88年、3%の消費税導入、大型減税などを盛り込んだ税制改革6法案を成立させるため、小沢は与野党間を縦横無尽に駆け回った。竹下政権は「自公民」路線で消費税を実現しようとしていた。そこで、小沢は公明党、民社党と太いパイプを築いていく。この人脈は、後にPKO法案や細川連立政権樹立の際に大いに役立つことになる。
剛腕伝説
長期政権になると思われていた竹下内閣をリクルート事件が直撃する。1989年6月3日、竹下内閣は総辞職し、宇野内閣が発足する。だが、宇野の女性スキャンダルが原因で、自民党は89年7月の参院選で歴史的敗北を喫してしまう。党の大きな危機だった。後継はリクルート事件に無縁だった海部俊樹に回ってきた。当の海部も予想すらしていなかった総裁就任だった。金丸の強い推挙により、海部は小沢を幹事長に起用する。89年8月9日、47歳2カ月で幹事長に就任した。田中角栄に次いで史上2番目の若さだった。小沢の「剛腕伝説」は、この幹事長時代のエピソードが多い。
伝説中の伝説は、財界から選挙資金300億円を調達したことだ。小沢は窮地の自民党が次期衆院選に臨むには、「公認候補300人に1人1億円、計300億円が必要」だと主張した。経団連のトップ・斎藤英四郎は当然ながら小沢の申し出に困惑したが、小沢が業界ごとの献金リストを具体的に示し、経団連を通さずに直接献金を要請することまで通告した。

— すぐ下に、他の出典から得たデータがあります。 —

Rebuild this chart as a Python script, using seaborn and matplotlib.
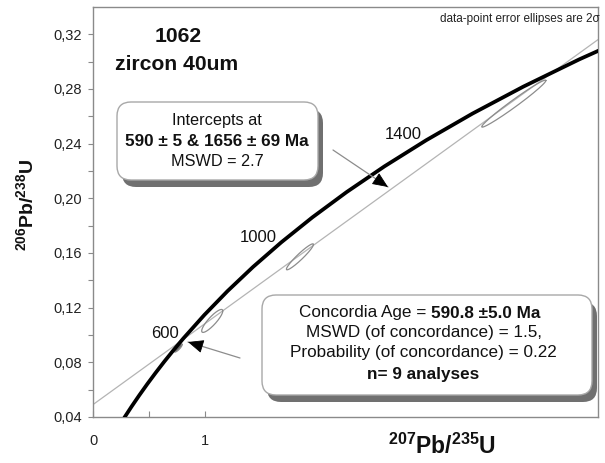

最終的に経団連は小沢の気迫に押され、要求を受け入れざるを得なかった。
小沢は政治献金を派閥ではなく、自民党に一本化し、それを各派の所属議員数に応じて配分するという方式を導入した。この方式は党内からはそれなりの評価を得たようで、政治改革に邁進していく小沢の理念・思想はすでに形になっていたともいえる。
89年10月の参院茨城選挙区の補欠選挙も、剛腕伝説のひとつである。自民党の公認候補を一本化するため、女性候補を2時間「缶詰」にして出馬しないように説得したエピソードが残っている。補選は小沢が全面介入し、総指揮したことで勝利する。消費税・リクルート事件で退潮傾向にあった自民党に久しぶりに明るい話題をもたらした。
なお、この時、小沢の右腕として現場で陣頭指揮をしたのが総務局長の中村喜四郎(後に建設相)である。茨城が地元の中村の活躍なくして補選の勝利はなかった。中村は当時、船田元(後に経済企画庁長官)と並び、小沢に近い若手とみられていたが、92年の経世会分裂時に小沢と激しく対立し、袂を分かつ。「小沢に近い人物ほど離れていく」という現象の、初期の代表例が中村だ。最近、長年の沈黙を破り中村はノンフィクションライター・常井健一の取材に応じ、自らの人生を語りつくしている。昨年12月に刊行され、異例の売れ行きとなっている常井の『無敗の男 中村喜四郎 全告白』(文藝春秋)に興味深いくだりがある。
「90年2月の総選挙では小沢幹事長-中村総務局長で、空前の大勝利を収める。そのあたりから小沢氏は私と距離を置こうという態度になっていく。中村に選挙対応をやらせてみて、うまく行きすぎたから、あまり表に出したくないという思いになった可能性はありますね」「私はその後、いろいろな政治的逆境に遭いましたけど、小沢氏に反旗を翻したことと、その後の『逆境』が全く関係ないとは思えません。いろいろな関係があったと思います。でも、政治家だからそれはそれで仕方がない」(中村の発言)
90年代に入ると、政界は小沢中心で動いていく。親小沢か反小沢か。小沢につくか、つかないか——。自身に向けられる批判、嫉妬、憎悪をものともせず、小沢は空前絶後の破壊的な革命を成し遂げることになる。